Existen tres motivos distintos para sudar. Sudé cuando, haciendo el camino de Santiago, subía los puertos de montaña en bicicleta; o después de una veloz carrera jugando al fútbol, o durante un combate de karate. Sudé también en Madrid durante un caluroso verano, y en Sevilla, maravillosa ciudad en primavera, algo menos en el tórrido estío. No recuerdo, sin embargo, haber transpirado en alguna de la media docena de situaciones de intenso estrés en la que me hallé inmerso a lo largo de la vida.
Tres millones de glándulas sudoríparas, distribuidas por todo el cuerpo y que desembocan en los poros de la piel, producen el sudor. Las glándulas sudoríparas ecrinas, abundantes y concentradas  en las palmas de las manos, plantas de los pies y en la frente, desembocan directamente al exterior y segregan un litro diario de sudor cuando permanecemos en reposo, o, entre setecientos mililitros y litro y medio, cada hora, durante un esfuerzo. El contenido de las glándulas sudoríparas apocrinas, escasas y localizadas en las axilas, perineo, pubis, párpados y conducto auditivo externo, sale al exterior, junto con el sebo producido por las glándulas sebáceas, en forma de emulsión hidrolipídica, que evita que se deshidrate la piel y es responsable de su suavidad.
El sudor contiene agua, un noventa y ocho por ciento; también sales minerales, ácido úrico, amoníaco, urea, vitamina C, ácido láctico (que atrae a los mosquitos), y varias sustancias complejas: como el ácido urocánico, un filtro natural que nos protege de la radiación solar, las feromonas y la dermicidina, un antibiótico más eficaz que los hoy utilizados.
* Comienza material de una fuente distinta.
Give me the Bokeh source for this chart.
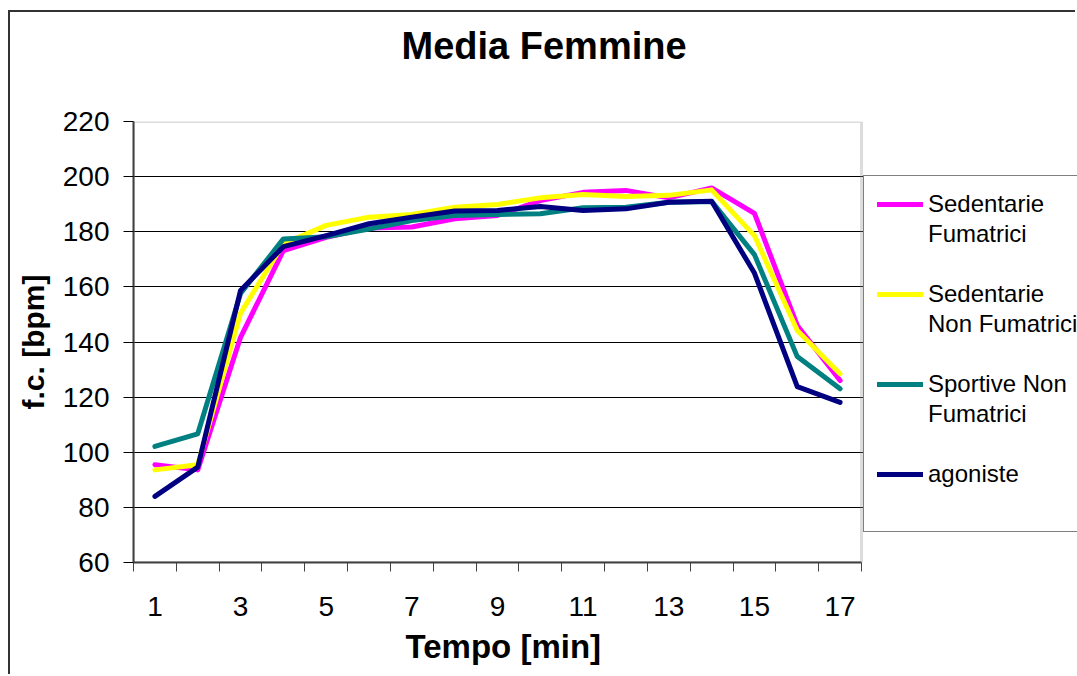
from bokeh.plotting import figure
from bokeh.models import FixedTicker, Legend, LegendItem, BoxAnnotation, Title
from bokeh.embed import file_html
from bokeh.resources import INLINE

# ---- data ----
minutes = list(range(1, 18))
sedentarie_fumatrici = [95.5, 93.6, 141.7, 173.2, 178.0, 181.4, 181.7, 184.7, 185.9, 191.3, 194.3, 195.0, 192.3, 195.9, 186.7, 146.0, 126.0]
sedentarie_non_fumatrici = [93.6, 95.5, 150.5, 175.6, 182.3, 185.3, 186.3, 188.9, 189.9, 192.3, 193.5, 192.8, 193.2, 195.2, 178.6, 144.2, 128.5]
sportive_non_fumatrici = [102.1, 106.7, 157.6, 177.4, 178.2, 181.0, 184.1, 185.9, 186.3, 186.5, 188.7, 188.9, 190.7, 191.0, 171.7, 134.7, 123.0]
agoniste = [84.0, 94.6, 158.7, 174.6, 178.6, 182.9, 185.3, 187.5, 187.7, 189.2, 187.7, 188.3, 190.7, 191.1, 165.0, 123.8, 118.1]

# legend labels, one list of text lines per series
series_label_lines = [["Sedentarie", "Fumatrici"], ["Sedentarie", "Non Fumatrici"], ["Sportive Non", "Fumatrici"], ["agoniste"]]
series_values = [sedentarie_fumatrici, sedentarie_non_fumatrici, sportive_non_fumatrici, agoniste]
series_colors = ["#FF00FF", "#FFFF00", "#008080", "#000080"]

x_tick_labels = [1, 3, 5, 7, 9, 11, 13, 15, 17]
y_ticks = [60, 80, 100, 120, 140, 160, 180, 200, 220]

chart_title = "Media Femmine"
x_title = "Tempo [min]"
y_title = "f.c. [bpm]"

FONT = "Liberation Sans"

# plot area spans minutes 0.5..17.5 on 728 px; the frame is widened to the right
# so that the legend (which sits right of the plot area) is not clipped.
PLOT_W = 728
RIGHT_W = 216
x_start = minutes[0] - 0.5
x_end = minutes[-1] + 0.5
x_frame_end = x_end + (x_end - x_start) * RIGHT_W / PLOT_W

p = figure(width=1067, height=664, output_backend="svg", toolbar_location=None,
           x_range=(x_start, x_frame_end), y_range=(y_ticks[0], y_ticks[-1]),
           min_border_left=123, min_border_right=0, min_border_top=109, min_border_bottom=114,
           title=chart_title)
# outer chart border
p.margin = (10, 0, 0, 8)
p.styles = {"border-left": "2px solid #333333", "border-top": "2px solid #333333"}
p.background_fill_color = "white"
p.border_fill_color = "white"
p.outline_line_color = None

p.title.text_font = FONT
p.title.text_font_size = "38px"
p.title.text_font_style = "bold"
p.title.text_color = "black"
p.title.align = "left"
p.title.offset = 268
p.title.vertical_align = "top"
p.title.standoff = 0

# blank spacer between the title and the plot area
p.add_layout(Title(text=" ", text_font_size="10px", standoff=40), "above")

# x axis title, placed under the tick labels and centred on the plot area
p.add_layout(Title(text=x_title, text_font=FONT, text_font_size="33px", text_font_style="bold",
                   text_color="black", align="left", offset=272, vertical_align="top",
                   standoff=18), "below")

# plot-area border (grey, like the frame of the original)
plot_box = BoxAnnotation(left=x_start, right=x_end, bottom=y_ticks[0], top=y_ticks[-1],
                         fill_alpha=0, line_color="#8c8c8c", line_width=3, level="underlay")
p.add_layout(plot_box)

lines = []
for vals, col in zip(series_values, series_colors):
    r = p.line(minutes, vals, line_color=col, line_width=5, line_join="round", line_cap="round")
    lines.append(r)

# invisible renderer for legend continuation lines / gaps
spacer = p.line([], [], line_alpha=0)

# axes
xa = p.xaxis[0]
xa.bounds = (x_start, x_end)
xa.ticker = FixedTicker(ticks=x_tick_labels, minor_ticks=[m - 0.5 for m in minutes] + [x_end])
xa.major_tick_line_color = None
xa.major_tick_out = 0
xa.minor_tick_in = 0
xa.minor_tick_out = 9
xa.minor_tick_line_color = "#404040"
xa.minor_tick_line_width = 1
xa.axis_line_color = "#404040"
xa.axis_line_width = 2
xa.major_label_text_font = FONT
xa.major_label_text_font_size = "28px"
xa.major_label_text_color = "black"
xa.major_label_standoff = 25

ya = p.yaxis[0]
ya.ticker = FixedTicker(ticks=y_ticks, minor_ticks=[])
ya.major_tick_in = 0
ya.major_tick_out = 10
ya.major_tick_line_color = "black"
ya.axis_line_color = "#404040"
ya.axis_line_width = 2
ya.major_label_text_font = FONT
ya.major_label_text_font_size = "28px"
ya.major_label_text_color = "black"
ya.major_label_standoff = 14
ya.axis_label = y_title
ya.axis_label_text_font = FONT
ya.axis_label_text_font_size = "30px"
ya.axis_label_text_font_style = "bold"
ya.axis_label_text_color = "black"
ya.axis_label_standoff = 10

p.xgrid.grid_line_color = None
p.ygrid.ticker = FixedTicker(ticks=y_ticks[1:-1])
p.ygrid.grid_line_color = "black"
p.ygrid.grid_line_width = 1

# legend: each text line is its own row so the colour swatch sits on the first line
items = []
for label_lines, r in zip(series_label_lines, lines):
    items.append(LegendItem(label=label_lines[0], renderers=[r]))
    for extra in label_lines[1:]:
        items.append(LegendItem(label=extra, renderers=[spacer]))
    if len(label_lines) > 1:
        items.append(LegendItem(label=" ", renderers=[spacer]))
items.append(LegendItem(label=" ", renderers=[spacer]))

legend = Legend(items=items, location=(730, 30))
legend.label_text_font = FONT
legend.label_text_font_size = "24px"
legend.label_text_color = "black"
legend.glyph_width = 46
legend.glyph_height = 20
legend.label_standoff = 5
legend.padding = 13
legend.spacing = 1
legend.label_height = 29
legend.label_width = 250
legend.border_line_color = "black"
legend.border_line_width = 1.5
legend.background_fill_color = "white"
legend.background_fill_alpha = 1
p.add_layout(legend, "center")

open("out.html", "w").write(file_html(p, INLINE))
Y hago este afirmación porque las bacterias no desarrollan resistencia contra ella; ya se ha comprobado que destruye las Mycobacterium tuberculosis, bacterias responsables de la tuberculosis, y las Staphylococcus aureus, bacterias de la piel principales causantes de las infecciones intrahospitalarias. No, el sudor por sí mismo no huele, aunque algunas de las sustancias excretadas, al ser descompuestas por las bacterias externas, generan olores molestos.
Además de mantener la temperatura corporal constante, que es su función principal, el sudor puede ser una vía para eliminar toxinas del organismo: como el arsénico, cadmio, plomo y mercurio; o el bisfenol-A (BPA): se comprobó que dieciséis, de los veinte participantes en un experimento, lo eliminaron en el sudor; quizá también podrían eliminarse los piroretardantes y ftalatos. De esta función deduzca el juicioso lector las virtudes de la sauna y de la práctica de los deportes.